Sore Feet

I’ve experienced multiple physiological changes since quitting my job two months ago; most of them positive, and most of them expected. I’m less stressed, better rested, fitter, and generally happier (everything you might expect from someone who’s been on vacation for two months).

However, a little change I didn’t expect to feel after quitting my job has been not in my head or my heart but in my feet.

Every morning when I put my feet on the ground, and sometimes during the day after a long period of sitting, I notice an ache at the tops of my arches and the pads of my feet.  At first, I assumed it was my foot muscles getting used to the new work of grabbing on to flip-flops, which I began to wear constantly and enthusiastically at the start of summer.  Then, once I quit my job and started long weeks of road tripping and multiple 10-mile hikes every week, I assumed that my feet were just tired from all the extra walking.  But for the last three weeks or so, I’ve been bumming around at home, less active than when I was touring the national parks, doing plenty of sitting, lounging, lying around, and generally being lazy; yet I still feel my feet grumble for a few seconds after I get up.

I could be wrong about this, but I wonder if it’s my feet getting used to actually being walked on again.
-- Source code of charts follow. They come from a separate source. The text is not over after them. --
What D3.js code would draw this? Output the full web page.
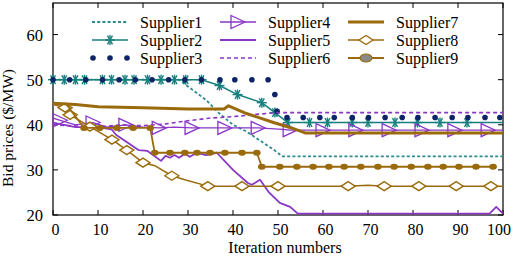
<!DOCTYPE html>
<html>
<head>
<meta charset="utf-8">
<script src="https://cdn.jsdelivr.net/npm/d3@7"></script>
<style>
  body { margin: 0; background: #fff; }
</style>
</head>
<body>
<div id="chart"></div>
<script>
// ticks
const iterTicks = [0, 10, 20, 30, 40, 50, 60, 70, 80, 90, 100];
const priceTicks = [20, 30, 40, 50, 60];
const supplierNames = ["Supplier1", "Supplier2", "Supplier3", "Supplier4", "Supplier5",
                       "Supplier6", "Supplier7", "Supplier8", "Supplier9"];

// [iteration, price, mark] ; mark 0 = point without a marker
const supplier1 = [[0,50],[28,50],[30,48.5],[34,45.5],[37,42.5],[40,40],[43,38.5],[46,36.5],[49,34.5],[51,33],[100,33]];
const supplier2 = [[0,50],[2.5,50],[5,50],[7,50],[11,50],[13,50],[16,50],[18,50],[21,50],[24,50],[27,50],[29.5,50],[33,50],
  [37,48.7],[41,46.7],[46.4,44.9],[49.3,42.7],[52.2,40.5],[57,40.5],[61,40.5],[66.5,40.5],[70,40.5],[76,40.5],[81,40.5],
  [86,40.5],[92,40.5],[100,40.5,0]];
const supplier3 = [[0,50],[3.7,50],[7.3,50],[11,50],[14.7,50],[18.3,50],[22,50],[25.7,50],[29.3,50],[33,50],[37.1,50],
  [40.4,50],[44.2,50],[47.8,50],[49.3,46.7],[49.8,43],[52,41.6],[55.6,41.6],[59.3,41.6],[62.5,41.6],[66.5,41.6],[70.1,41.6],
  [73.8,41.6],[77.6,41.6],[81.1,41.6],[84.9,41.6],[88.7,41.6],[92.2,41.6],[96,41.6],[99.3,41.6]];
const supplier4 = [[0,41.5,0],[1.6,41],[5,40,0],[8.9,40.5],[12,39.5,0],[16.2,40],[20,39.5,0],[23.6,39.3],[27,39.5,0],
  [30.9,39.3],[38.2,39.3],[45.6,39.3],[51,39,0],[52.7,38.8],[60,38.8],[67.3,38.8],[74.7,38.8],[82,38.8],[89.3,38.8],[96.7,38.8],[100,38.8,0]];
const supplier5 = [[0,40.5],[5,39.5],[10,39.5],[13,39],[14,37.8],[19,34.4],[21,34.2],[24,32],[25,33.1],[26,32.7],[27,33.3],
  [28,32.7],[29.3,33.6],[30.4,32.9],[32,33.8],[34,33.3],[36.4,33.8],[40,30],[43.3,27.1],[44.2,26.7],[46,27.8],[48,25],
  [50.4,22.7],[52.7,21.8],[54.4,20.3],[97,20.3],[98.5,21.8],[100,20.3]];
const supplier6 = [[0,40],[10,39.5],[15,40],[20,39.8],[25,40.2],[30,40.9],[35,41.5],[40,41.8],[45,42.3],[50,42.7],[100,42.7]];
const supplier7 = [[0,44.8],[5,44.5],[10,44],[20,43.8],[30,43.5],[38,43.5],[39,44.2],[43,42.5],[49,40.5],[53,39.3],[56,38.2],[100,38.2]];
const supplier8 = [[0,44.5,0],[2.7,43.8],[3.8,42.2],[8.2,39.6],[13.1,36.7],[16.4,34.4],[20,31.6],[22.7,30.9,0],[26.4,28.7],
  [29.3,27.8,0],[34.4,26.4],[42,26.4],[50,26.4],[57.8,26.4,0],[65.6,26.4],[70,26.6,0],[73.6,26.4],[81.3,26.4],[89.6,26.4],
  [97.3,26.4],[100,26.4,0]];
const supplier9 = [[0,44.8,0],[3,44.5,0],[6.9,39.3],[10.4,39.3],[14.2,39.3],[17.8,39.3],[21.6,39.3],[22.6,33.8],[26,33.8],
  [29.3,33.8],[32,33.8],[34.9,33.8],[38.2,33.8],[42,33.8],[45.3,33.8],[46.4,30.7],[50.4,30.7],[54.2,30.7],[57.8,30.7],
  [61.3,30.7],[64.7,30.7],[68.4,30.7],[72.2,30.7],[75.8,30.7],[79.6,30.7],[83.3,30.7],[86.7,30.7],[90.2,30.7],[94,30.7],[97.8,30.7]];

const supplierData = [supplier1, supplier2, supplier3, supplier4, supplier5, supplier6, supplier7, supplier8, supplier9];

const teal = "#17807f", navy = "#0d2466", purple = "#8a36c6", brown = "#9a6b0c";
const styles = [
  { color: "#2a8c90", width: 1.8, dash: "3,2.2", marker: null },
  { color: teal, width: 1.5, dash: null, marker: "asterisk" },
  { color: navy, width: 0, dash: null, marker: "dot" },
  { color: purple, width: 1.3, dash: null, marker: "triangle" },
  { color: purple, width: 1.8, dash: null, marker: null },
  { color: purple, width: 1.6, dash: "4,3", marker: null },
  { color: brown, width: 3, dash: null, marker: null },
  { color: brown, width: 1.5, dash: null, marker: "diamond" },
  { color: brown, width: 1.8, dash: null, marker: "circle" }
];

const W = 512, H = 256;
const margin = { left: 53, right: 9, top: 3, bottom: 41 };
const serif = "'Liberation Serif', 'Times New Roman', Times, serif";

const svg = d3.select("#chart").append("svg")
  .attr("width", W).attr("height", H)
  .attr("font-family", serif)
  .style("font-family", serif);

const x = d3.scaleLinear().domain([0, 100]).range([margin.left, W - margin.right]);
const y = d3.scaleLinear().domain([20, 67]).range([H - margin.bottom, margin.top]);

const line = d3.line().x(d => x(d[0])).y(d => y(d[1]));

function drawMarker(g, type, cx, cy, color, legend) {
  if (type === "asterisk") {
    const r = 5;
    [[r, 0], [r * 0.5, r * 0.87], [r * 0.5, -r * 0.87]].forEach(([dx, dy]) => {
      g.append("line").attr("x1", cx - dx).attr("y1", cy - dy).attr("x2", cx + dx).attr("y2", cy + dy)
        .attr("stroke", color).attr("stroke-width", 1.4);
    });
    g.append("line").attr("x1", cx).attr("y1", cy - r).attr("x2", cx).attr("y2", cy + r)
      .attr("stroke", color).attr("stroke-width", 1.4);
  } else if (type === "dot") {
    g.append("circle").attr("cx", cx).attr("cy", cy).attr("r", 2.8).attr("fill", color);
  } else if (type === "triangle") {
    g.append("path")
      .attr("d", `M${cx - 7},${cy - 6.5}L${cx + 7},${cy}L${cx - 7},${cy + 6.5}Z`)
      .attr("fill", "none").attr("stroke", color).attr("stroke-width", 1.3);
  } else if (type === "diamond") {
    g.append("path")
      .attr("d", `M${cx - 7},${cy}L${cx},${cy - 4.5}L${cx + 7},${cy}L${cx},${cy + 4.5}Z`)
      .attr("fill", "#fff").attr("stroke", color).attr("stroke-width", 1.4);
  } else if (type === "circle") {
    g.append("ellipse").attr("cx", cx).attr("cy", cy)
      .attr("rx", legend ? 6 : 3.2).attr("ry", legend ? 4 : 2.4)
      .attr("fill", legend ? "#8a8a8a" : color).attr("stroke", color).attr("stroke-width", 1.2);
  }
}

// frame
svg.append("rect")
  .attr("x", x(0)).attr("y", y(67))
  .attr("width", x(100) - x(0)).attr("height", y(20) - y(67))
  .attr("fill", "none").attr("stroke", "#000").attr("stroke-width", 1.2);

// ticks (inward, mirrored)
const tickG = svg.append("g").attr("stroke", "#000").attr("stroke-width", 1);
iterTicks.forEach(t => {
  tickG.append("line").attr("x1", x(t)).attr("x2", x(t)).attr("y1", y(20)).attr("y2", y(20) - 5);
  tickG.append("line").attr("x1", x(t)).attr("x2", x(t)).attr("y1", y(67)).attr("y2", y(67) + 5);
});
priceTicks.forEach(t => {
  tickG.append("line").attr("y1", y(t)).attr("y2", y(t)).attr("x1", x(0)).attr("x2", x(0) + 5);
  tickG.append("line").attr("y1", y(t)).attr("y2", y(t)).attr("x1", x(100)).attr("x2", x(100) - 5);
});

svg.append("g").selectAll("text").data(iterTicks).join("text")
  .attr("x", d => Math.min(x(d) + 2.5, W - 13)).attr("y", 235)
  .attr("text-anchor", "middle").attr("font-size", 16)
  .text(d => d);

svg.append("g").selectAll("text").data(priceTicks).join("text")
  .attr("x", 43).attr("y", d => y(d) + 6)
  .attr("text-anchor", "end").attr("font-size", 16.5)
  .text(d => d);

svg.append("text")
  .attr("x", 285).attr("y", 253)
  .attr("text-anchor", "middle").attr("font-size", 16)
  .text("Iteration numbers");

svg.append("text")
  .attr("transform", "translate(13,128) rotate(-90)")
  .attr("text-anchor", "middle").attr("font-size", 15.5)
  .text("Bid prices ($/MW)");

// series
const plot = svg.append("g");
supplierData.forEach((data, i) => {
  const s = styles[i];
  const g = plot.append("g");
  if (s.width > 0) {
    g.append("path")
      .attr("d", line(data))
      .attr("fill", "none")
      .attr("stroke", s.color)
      .attr("stroke-width", s.width)
      .attr("stroke-dasharray", s.dash)
      .attr("stroke-linejoin", "round");
  }
  if (s.marker) {
    data.filter(d => d[2] !== 0).forEach(d => drawMarker(g, s.marker, x(d[0]), y(d[1]), s.color, false));
  }
});

// legend
const legendCols = [92, 220, 348];
const legendRows = [22, 40, 58];
const legend = svg.append("g");
supplierNames.forEach((name, i) => {
  const s = styles[i];
  const lx = legendCols[Math.floor(i / 3)], ly = legendRows[i % 3];
  const g = legend.append("g");
  if (s.width > 0) {
    g.append("line").attr("x1", lx).attr("x2", lx + 36).attr("y1", ly).attr("y2", ly)
      .attr("stroke", s.color).attr("stroke-width", s.width).attr("stroke-dasharray", s.dash);
  }
  if (s.marker === "dot") {
    [lx + 1, lx + 18, lx + 35].forEach(cx => drawMarker(g, "dot", cx, ly, s.color, true));
  } else if (s.marker) {
    drawMarker(g, s.marker, lx + 18, ly, s.color, true);
  }
  g.append("text").attr("x", lx + 48).attr("y", ly + 5.5)
    .attr("font-size", 16).text(name);
});
</script>
</body>
</html>
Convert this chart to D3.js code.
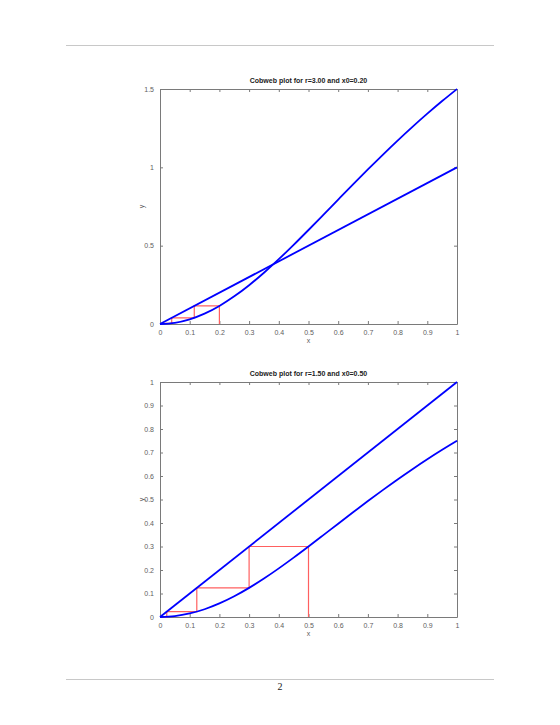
<!DOCTYPE html>
<html><head><meta charset="utf-8">
<script src="https://cdn.jsdelivr.net/npm/d3@7"></script>
<style>body{margin:0;background:#fff}</style>
</head><body>
<script>
// Sampled map curve x values
const curveX = [0,0.05,0.1,0.15,0.2,0.25,0.3,0.35,0.4,0.45,0.5,0.55,0.6,0.65,0.7,0.75,0.8,0.85,0.9,0.95,1];
// Plot 1 (r=3.00): map curve values
const curve1Y = [0,0.0075,0.0297,0.0660,0.1154,0.1765,0.2477,0.3274,0.4138,0.5052,0.6,0.6967,0.7941,0.8910,0.9866,1.08,1.1707,1.2583,1.3425,1.4231,1.5];
// Plot 2 (r=1.50): map curve values
const curve2Y = [0,0.0037,0.0149,0.0330,0.0577,0.0882,0.1239,0.1637,0.2069,0.2526,0.3,0.3484,0.3971,0.4455,0.4933,0.54,0.5854,0.6292,0.6713,0.7116,0.75];
// Diagonal y = x
const diagX = [0,1];
const diagY = [0,1];
// Cobweb iterates
const cob1X = [0.2,0.2,0.1154,0.1154,0.0394,0.0394,0.0047,0.0047,0.0001];
const cob1Y = [0,0.1154,0.1154,0.0394,0.0394,0.0047,0.0047,0.0001,0.0001];
const cob2X = [0.5,0.5,0.3,0.3,0.1239,0.1239,0.0228,0.0228,0.0008];
const cob2Y = [0,0.3,0.3,0.1239,0.1239,0.0228,0.0228,0.0008,0.0008];
// Ticks
const xTicks = [0,0.1,0.2,0.3,0.4,0.5,0.6,0.7,0.8,0.9,1];
const xTickLabels = ["0","0.1","0.2","0.3","0.4","0.5","0.6","0.7","0.8","0.9","1"];
const y1Ticks = [0,0.5,1,1.5];
const y1TickLabels = ["0","0.5","1","1.5"];
const y2Ticks = [0,0.1,0.2,0.3,0.4,0.5,0.6,0.7,0.8,0.9,1];
const y2TickLabels = ["0","0.1","0.2","0.3","0.4","0.5","0.6","0.7","0.8","0.9","1"];
const titles = ["Cobweb plot for r=3.00 and x0=0.20","Cobweb plot for r=1.50 and x0=0.50"];

const W = 560, H = 725;
const svg = d3.select("body").append("svg").attr("width", W).attr("height", H)
  .style("font-family", "Helvetica, Arial, 'Liberation Sans', sans-serif");

// page rules
svg.append("line").attr("x1",66).attr("x2",494).attr("y1",45.5).attr("y2",45.5).attr("stroke","#c8c8c8").attr("stroke-width",1);
svg.append("line").attr("x1",66).attr("x2",494).attr("y1",679.5).attr("y2",679.5).attr("stroke","#c8c8c8").attr("stroke-width",1);
svg.append("text").attr("x",280).attr("y",690).attr("text-anchor","middle")
  .attr("font-family","'Liberation Serif','DejaVu Serif',serif").attr("font-size",10).attr("fill","#222").text("2");

function plot(opts){
  const {top, bottom, yMax, yTicks, yLabels, cy, cx, cyy, title} = opts;
  const left = 160, right = 457;
  const x = d3.scaleLinear().domain([0,1]).range([left,right]);
  const y = d3.scaleLinear().domain([0,yMax]).range([bottom,top]);
  const g = svg.append("g");
  const axisColor = "#7a7a7a";
  const textColor = "#606060";
  const tickLen = 3;

  const fmtX = (d,i) => xTickLabels[i];
  const fmtY = (d,i) => yLabels[i];
  const ax = g.append("g").attr("transform",`translate(0,${bottom})`)
    .call(d3.axisBottom(x).tickValues(xTicks).tickFormat(fmtX).tickSizeInner(-tickLen).tickSizeOuter(0).tickPadding(6));
  const axT = g.append("g").attr("transform",`translate(0,${top})`)
    .call(d3.axisTop(x).tickValues(xTicks).tickFormat("").tickSizeInner(-tickLen).tickSizeOuter(0));
  const ay = g.append("g").attr("transform",`translate(${left},0)`)
    .call(d3.axisLeft(y).tickValues(yTicks).tickFormat(fmtY).tickSizeInner(-tickLen).tickSizeOuter(0).tickPadding(6));
  const ayR = g.append("g").attr("transform",`translate(${right},0)`)
    .call(d3.axisRight(y).tickValues(yTicks).tickFormat("").tickSizeInner(-tickLen).tickSizeOuter(0));
  [ax,axT,ay,ayR].forEach(a=>{
    a.attr("font-family", null).attr("font-size", null);
    a.select(".domain").attr("stroke",axisColor).attr("stroke-width",1);
    a.selectAll(".tick line").attr("stroke",axisColor);
    a.selectAll(".tick text").attr("fill",textColor).attr("font-size",7);
  });

  const line = d3.line().x(d=>x(d[0])).y(d=>y(d[1]));
  // cobweb
  g.append("path").datum(cx.map((v,i)=>[v,cyy[i]])).attr("d",line)
    .attr("fill","none").attr("stroke","#ff6060").attr("stroke-width",1.2);
  // diagonal
  g.append("path").datum(diagX.map((v,i)=>[v,diagY[i]])).attr("d",line)
    .attr("fill","none").attr("stroke","#0000ff").attr("stroke-width",1.8);
  // curve
  g.append("path").datum(curveX.map((v,i)=>[v,cy[i]])).attr("d",d3.line().x(d=>x(d[0])).y(d=>y(d[1])).curve(d3.curveMonotoneX))
    .attr("fill","none").attr("stroke","#0000ff").attr("stroke-width",1.8);

  g.append("text").attr("x",(left+right)/2).attr("y",top-6).attr("text-anchor","middle")
    .attr("font-size",7).attr("font-weight","bold").attr("fill","#222").text(title);
  g.append("text").attr("x",(left+right)/2).attr("y",bottom+19).attr("text-anchor","middle")
    .attr("font-size",7).attr("fill",textColor).text("x");
  g.append("text").attr("transform",`translate(144,${(top+bottom)/2}) rotate(-90)`).attr("text-anchor","middle")
    .attr("font-size",7).attr("fill",textColor).text("y");
}

plot({top:89, bottom:324, yMax:1.5, yTicks:y1Ticks, yLabels:y1TickLabels, cy:curve1Y, cx:cob1X, cyy:cob1Y, title:titles[0]});
plot({top:382, bottom:617, yMax:1, yTicks:y2Ticks, yLabels:y2TickLabels, cy:curve2Y, cx:cob2X, cyy:cob2Y, title:titles[1]});
</script>
</body></html>
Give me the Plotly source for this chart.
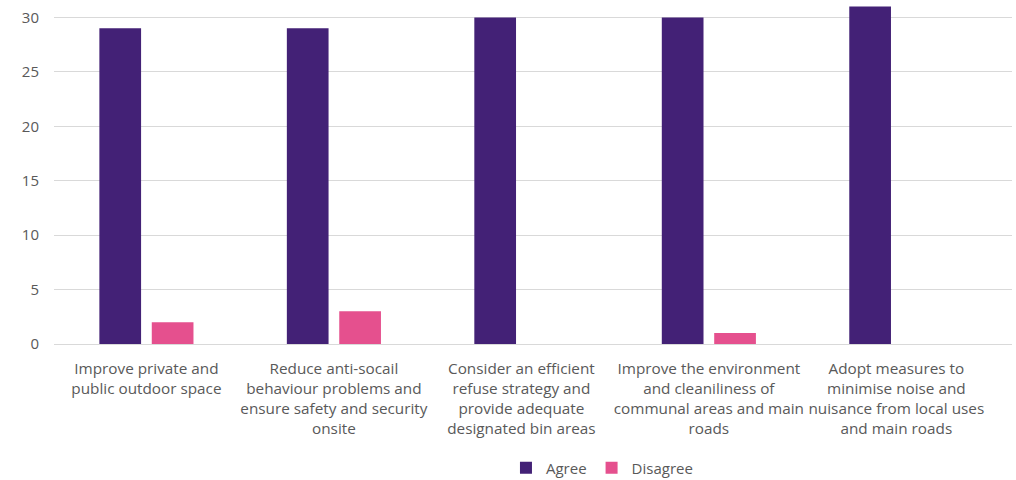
import plotly.graph_objects as go

categories = [
    "Improve private and<br>public outdoor space",
    "Reduce anti-socail<br>behaviour problems and<br>ensure safety and security<br>onsite",
    "Consider an efficient<br>refuse strategy and<br>provide adequate<br>designated bin areas",
    "Improve the environment<br>and cleaniliness of<br>communal areas and main<br>roads",
    "Adopt measures to<br>minimise noise and<br>nuisance from local uses<br>and main roads",
]
agree = [29, 29, 30, 30, 31]
disagree = [2, 3, 0, 1, 0]
tick_vals = [0, 5, 10, 15, 20, 25, 30]

fig = go.Figure()
fig.add_trace(go.Bar(x=categories, y=agree, name="Agree",
                     marker=dict(color="#432176", line=dict(width=0))))
fig.add_trace(go.Bar(x=categories, y=disagree, name="Disagree",
                     marker=dict(color="#E5508E", line=dict(width=0))))

fig.update_layout(
    width=1016, height=480,
    margin=dict(l=54, r=4, t=0, b=136),
    paper_bgcolor="white", plot_bgcolor="white",
    barmode="group", bargap=0.441, bargroupgap=0.204,
    font=dict(family="Open Sans, sans-serif", size=15, color="#595959"),
    showlegend=True,
    legend=dict(orientation="h", xref="container", yref="container",
                x=0.498, xanchor="left", y=0.025, yanchor="middle",
                font=dict(size=15, color="#595959"), traceorder="normal"),
)
fig.update_yaxes(range=[0, 31.6], tickvals=tick_vals, showgrid=True, gridcolor="#D9D9D9",
                 gridwidth=1, zeroline=True, zerolinecolor="#D9D9D9", zerolinewidth=1,
                 showline=False, ticks="", tickfont=dict(size=15, color="#595959"),
                 ticklabelstandoff=14, automargin=False)
fig.update_xaxes(range=[-0.493, 4.617], showgrid=False, showline=False, ticks="",
                 tickfont=dict(size=15.3, color="#595959"),
                 ticklabelstandoff=14, automargin=False)

fig.write_html("out.html", config={"displayModeBar": False},
               post_script="document.body.style.margin='0';")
This is the first time in six years that I haven’t spent most of my days sitting for 9-10 hours every day. I loved my last job (that’s part of what made it so hard to decide to go), but the best way for me to be productive and effective was to glue my butt to my office chair for as many hours at a time as I could manage.  Maybe the reason my feet complain now is that they forgot what it feels like to be walked on at regular intervals – even if it’s just a trip to the grocery store, or walking up the stairs at the library, or moving across the patio as the sunlight shifts.  Could it be that even the small amount of walking required to be an unemployed bum is more activity than I was getting as an office worker?

I don’t want to be too dramatic here.  Maybe my feet are sore because I sold out to The Man (okay, my last employer was not The Man, but rather a well-run and compassionate organization – but you get my point) and now I’m breaking free of the system and my feet are learning how to walk again; or maybe I should just have invested in better-quality flip-flops.

Either way, the pain in my feet has made me think about the changes that have taken place in my life over the past two months. Noticing the benefits to my physical and mental well-being, including my hardening feet, has made me question whether working at a standard 9-5 company job (something neither of my parents do) was the right fit for me in the first place.  I’m enjoying more positive changes than I thought I would, and many that I didn’t expect to feel nor realized were missing from my previous life.  Now I’m questioning whether I would like to go back to that lifestyle with its upper-middle-class benefits (cushy salary, job security, amazing healthcare, 401k, flexible hours). Would I be happier in a job that might keep me in a lower tax bracket, but would ultimately prove healthier for my body and mind, involve more meaningful and creatively challenging work, and give me the opportunity to live out a less conventional lifestyle?

In short: were all the benefits of a cushy job worth forgetting how to walk? And what other things would I have eventually forgotten how to do, without realizing I was giving them up?

NB: I realize that this post, my feelings about leaving my job, and my decision to quit my job in general kind of put me in the Entitled Millenial 20-something camp.  I welcome comments, criticism, and discussion on the motivations of the millenial generation, of which I guess I am one.